-- Start MATERIALS PROVIDED --

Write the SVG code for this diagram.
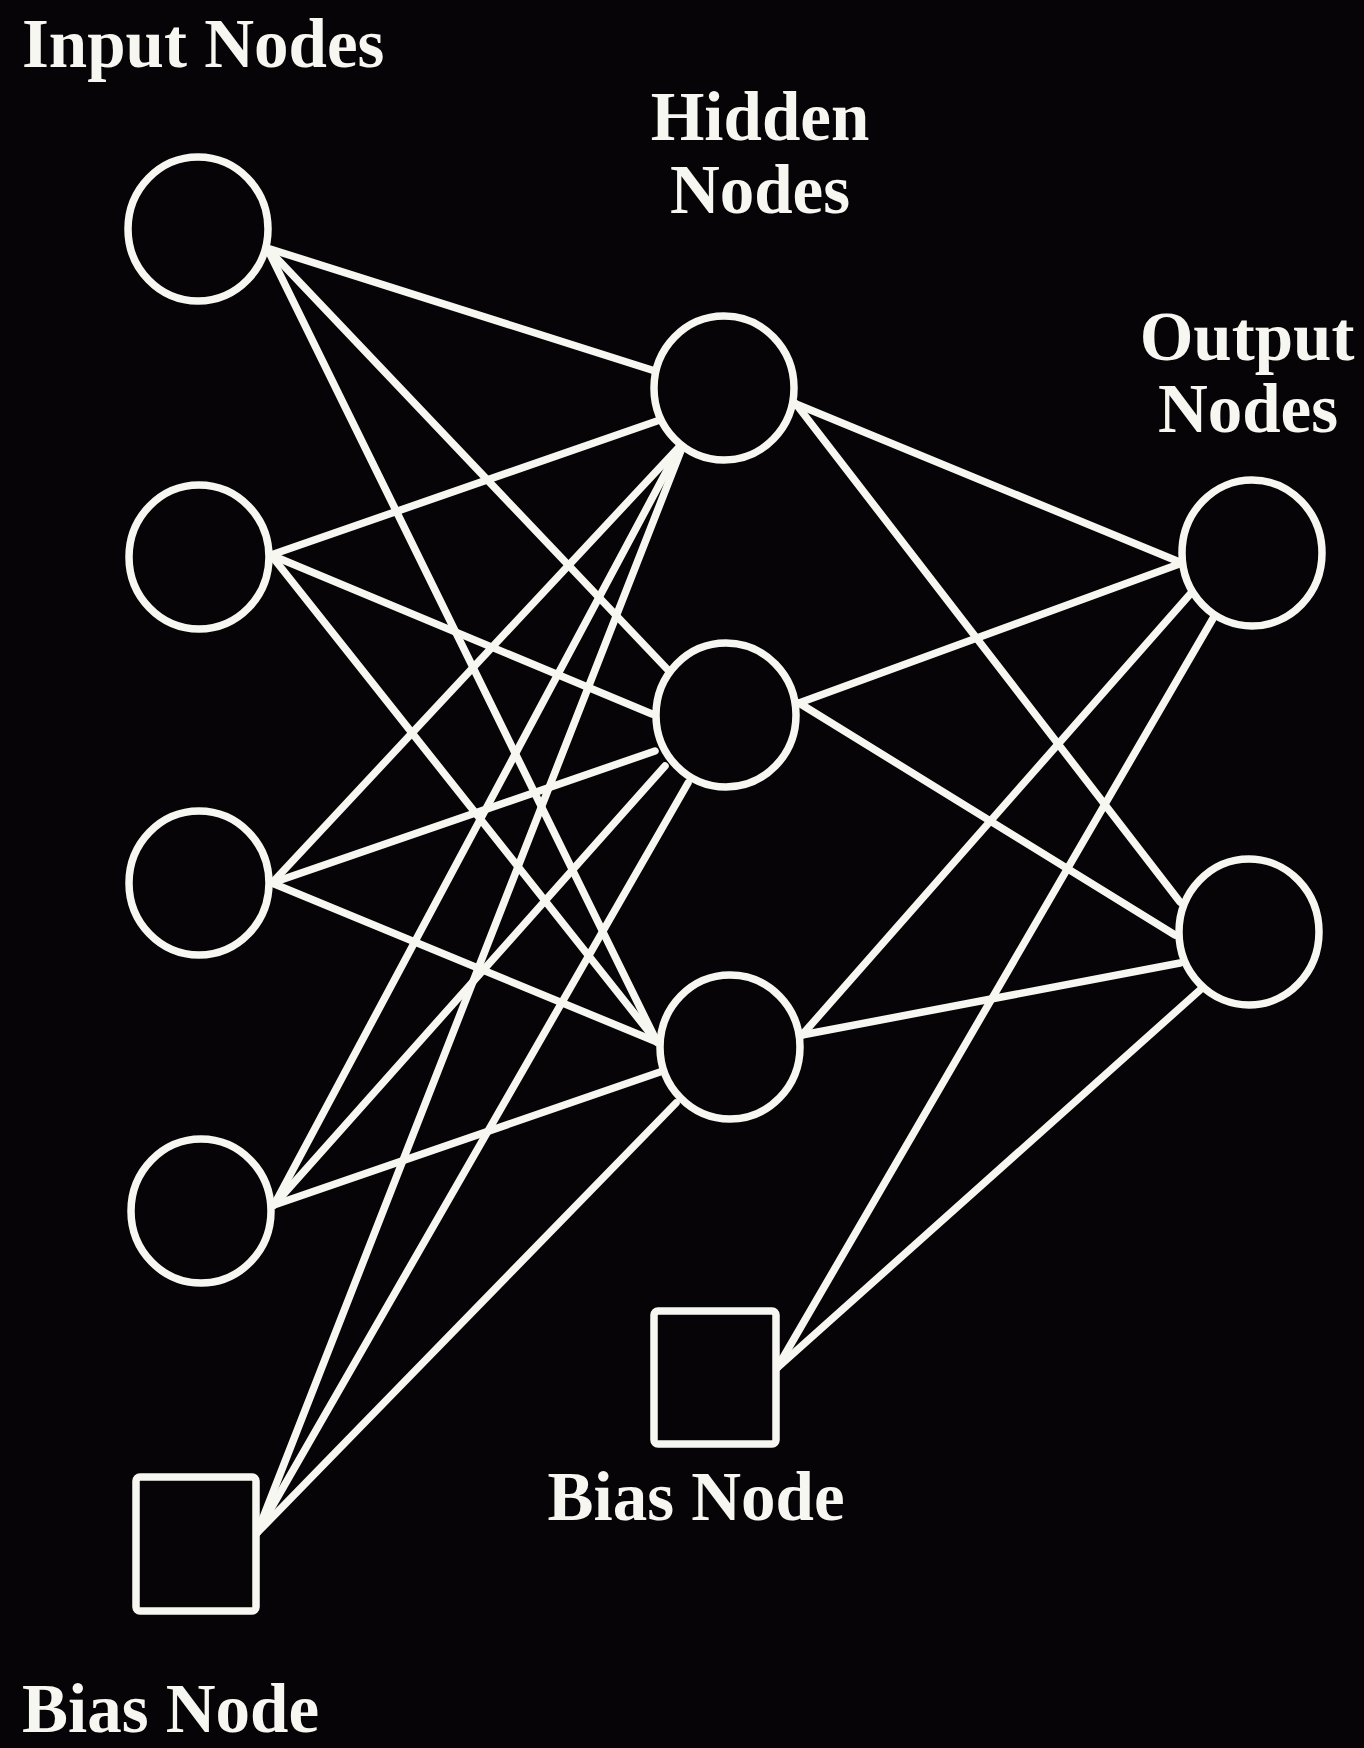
<svg xmlns="http://www.w3.org/2000/svg" width="1364" height="1748" viewBox="0 0 1364 1748">
<style>
.bg{fill:#060406}
.edge{stroke:#f7f7f2;stroke-width:7.5;stroke-linecap:round;fill:none}
.node{fill:#060406;stroke:#f7f7f2;stroke-width:7.5}
.lbl{font-family:"Liberation Serif","Times New Roman",serif;font-weight:bold;font-size:69px;fill:#f7f7f2}
</style>
<rect class="bg" x="0" y="0" width="1364" height="1748"/>
<g id="connectors">
<line class="edge" x1="267" y1="248" x2="655" y2="371"/>
<line class="edge" x1="267" y1="248" x2="668" y2="670"/>
<line class="edge" x1="267" y1="248" x2="657" y2="1042"/>
<line class="edge" x1="271" y1="555" x2="657" y2="421"/>
<line class="edge" x1="271" y1="555" x2="652" y2="714"/>
<line class="edge" x1="271" y1="555" x2="657" y2="1042"/>
<line class="edge" x1="272" y1="883" x2="680" y2="446"/>
<line class="edge" x1="272" y1="883" x2="655" y2="751"/>
<line class="edge" x1="272" y1="883" x2="657" y2="1042"/>
<line class="edge" x1="274" y1="1205" x2="680" y2="446"/>
<line class="edge" x1="274" y1="1205" x2="665" y2="766"/>
<line class="edge" x1="274" y1="1205" x2="660" y2="1072"/>
<line class="edge" x1="257" y1="1533" x2="682" y2="448"/>
<line class="edge" x1="257" y1="1533" x2="688" y2="783"/>
<line class="edge" x1="257" y1="1533" x2="676" y2="1103"/>
<line class="edge" x1="796" y1="404" x2="1182" y2="563"/>
<line class="edge" x1="796" y1="404" x2="1180" y2="902"/>
<line class="edge" x1="799" y1="703" x2="1182" y2="563"/>
<line class="edge" x1="799" y1="703" x2="1175" y2="935"/>
<line class="edge" x1="802" y1="1035" x2="1192" y2="592"/>
<line class="edge" x1="802" y1="1035" x2="1180" y2="963"/>
<line class="edge" x1="777" y1="1368" x2="1215" y2="615"/>
<line class="edge" x1="777" y1="1368" x2="1200" y2="990"/>
</g>
<g id="input1"><ellipse class="node" cx="198" cy="229" rx="70" ry="72"/></g>
<g id="input2"><ellipse class="node" cx="199" cy="557" rx="70" ry="72"/></g>
<g id="input3"><ellipse class="node" cx="199" cy="883" rx="70" ry="72"/></g>
<g id="input4"><ellipse class="node" cx="201" cy="1211" rx="70" ry="72"/></g>
<g id="bias1"><rect class="node" x="136" y="1477" width="120" height="134" rx="4"/></g>
<g id="hidden1"><ellipse class="node" cx="724" cy="388" rx="70" ry="72"/></g>
<g id="hidden2"><ellipse class="node" cx="726" cy="715" rx="70" ry="72"/></g>
<g id="hidden3"><ellipse class="node" cx="730" cy="1047" rx="70" ry="72"/></g>
<g id="bias2"><rect class="node" x="654" y="1311" width="122" height="133" rx="4"/></g>
<g id="output1"><ellipse class="node" cx="1252" cy="553" rx="70" ry="73"/></g>
<g id="output2"><ellipse class="node" cx="1249" cy="932" rx="70" ry="73"/></g>
<g id="labels">
<text class="lbl" x="22" y="67">Input Nodes</text>
<text class="lbl" x="760" y="140" text-anchor="middle">Hidden</text>
<text class="lbl" x="760" y="213" text-anchor="middle">Nodes</text>
<text class="lbl" x="1247" y="360" text-anchor="middle">Output</text>
<text class="lbl" x="1248" y="432" text-anchor="middle">Nodes</text>
<text class="lbl" x="696" y="1520" text-anchor="middle">Bias Node</text>
<text class="lbl" x="22" y="1732">Bias Node</text>
</g>
</svg>
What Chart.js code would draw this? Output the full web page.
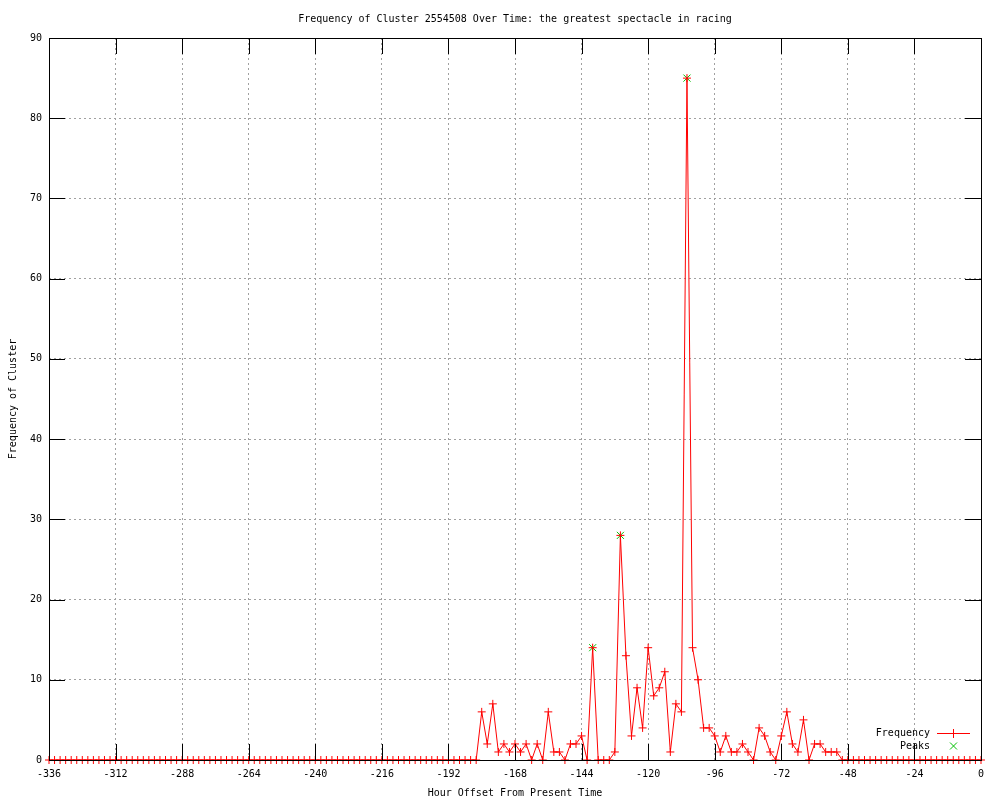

-- End MATERIALS PROVIDED --

Repeat the preceding records precisely, and leave every picture out of the copy.

Write the SVG code for this diagram.
<svg xmlns="http://www.w3.org/2000/svg" width="1364" height="1748" viewBox="0 0 1364 1748">
<style>
.bg{fill:#060406}
.edge{stroke:#f7f7f2;stroke-width:7.5;stroke-linecap:round;fill:none}
.node{fill:#060406;stroke:#f7f7f2;stroke-width:7.5}
.lbl{font-family:"Liberation Serif","Times New Roman",serif;font-weight:bold;font-size:69px;fill:#f7f7f2}
</style>
<rect class="bg" x="0" y="0" width="1364" height="1748"/>
<g id="connectors">
<line class="edge" x1="267" y1="248" x2="655" y2="371"/>
<line class="edge" x1="267" y1="248" x2="668" y2="670"/>
<line class="edge" x1="267" y1="248" x2="657" y2="1042"/>
<line class="edge" x1="271" y1="555" x2="657" y2="421"/>
<line class="edge" x1="271" y1="555" x2="652" y2="714"/>
<line class="edge" x1="271" y1="555" x2="657" y2="1042"/>
<line class="edge" x1="272" y1="883" x2="680" y2="446"/>
<line class="edge" x1="272" y1="883" x2="655" y2="751"/>
<line class="edge" x1="272" y1="883" x2="657" y2="1042"/>
<line class="edge" x1="274" y1="1205" x2="680" y2="446"/>
<line class="edge" x1="274" y1="1205" x2="665" y2="766"/>
<line class="edge" x1="274" y1="1205" x2="660" y2="1072"/>
<line class="edge" x1="257" y1="1533" x2="682" y2="448"/>
<line class="edge" x1="257" y1="1533" x2="688" y2="783"/>
<line class="edge" x1="257" y1="1533" x2="676" y2="1103"/>
<line class="edge" x1="796" y1="404" x2="1182" y2="563"/>
<line class="edge" x1="796" y1="404" x2="1180" y2="902"/>
<line class="edge" x1="799" y1="703" x2="1182" y2="563"/>
<line class="edge" x1="799" y1="703" x2="1175" y2="935"/>
<line class="edge" x1="802" y1="1035" x2="1192" y2="592"/>
<line class="edge" x1="802" y1="1035" x2="1180" y2="963"/>
<line class="edge" x1="777" y1="1368" x2="1215" y2="615"/>
<line class="edge" x1="777" y1="1368" x2="1200" y2="990"/>
</g>
<g id="input1"><ellipse class="node" cx="198" cy="229" rx="70" ry="72"/></g>
<g id="input2"><ellipse class="node" cx="199" cy="557" rx="70" ry="72"/></g>
<g id="input3"><ellipse class="node" cx="199" cy="883" rx="70" ry="72"/></g>
<g id="input4"><ellipse class="node" cx="201" cy="1211" rx="70" ry="72"/></g>
<g id="bias1"><rect class="node" x="136" y="1477" width="120" height="134" rx="4"/></g>
<g id="hidden1"><ellipse class="node" cx="724" cy="388" rx="70" ry="72"/></g>
<g id="hidden2"><ellipse class="node" cx="726" cy="715" rx="70" ry="72"/></g>
<g id="hidden3"><ellipse class="node" cx="730" cy="1047" rx="70" ry="72"/></g>
<g id="bias2"><rect class="node" x="654" y="1311" width="122" height="133" rx="4"/></g>
<g id="output1"><ellipse class="node" cx="1252" cy="553" rx="70" ry="73"/></g>
<g id="output2"><ellipse class="node" cx="1249" cy="932" rx="70" ry="73"/></g>
<g id="labels">
<text class="lbl" x="22" y="67">Input Nodes</text>
<text class="lbl" x="760" y="140" text-anchor="middle">Hidden</text>
<text class="lbl" x="760" y="213" text-anchor="middle">Nodes</text>
<text class="lbl" x="1247" y="360" text-anchor="middle">Output</text>
<text class="lbl" x="1248" y="432" text-anchor="middle">Nodes</text>
<text class="lbl" x="696" y="1520" text-anchor="middle">Bias Node</text>
<text class="lbl" x="22" y="1732">Bias Node</text>
</g>
</svg>
What Chart.js code would draw this? Output the full web page.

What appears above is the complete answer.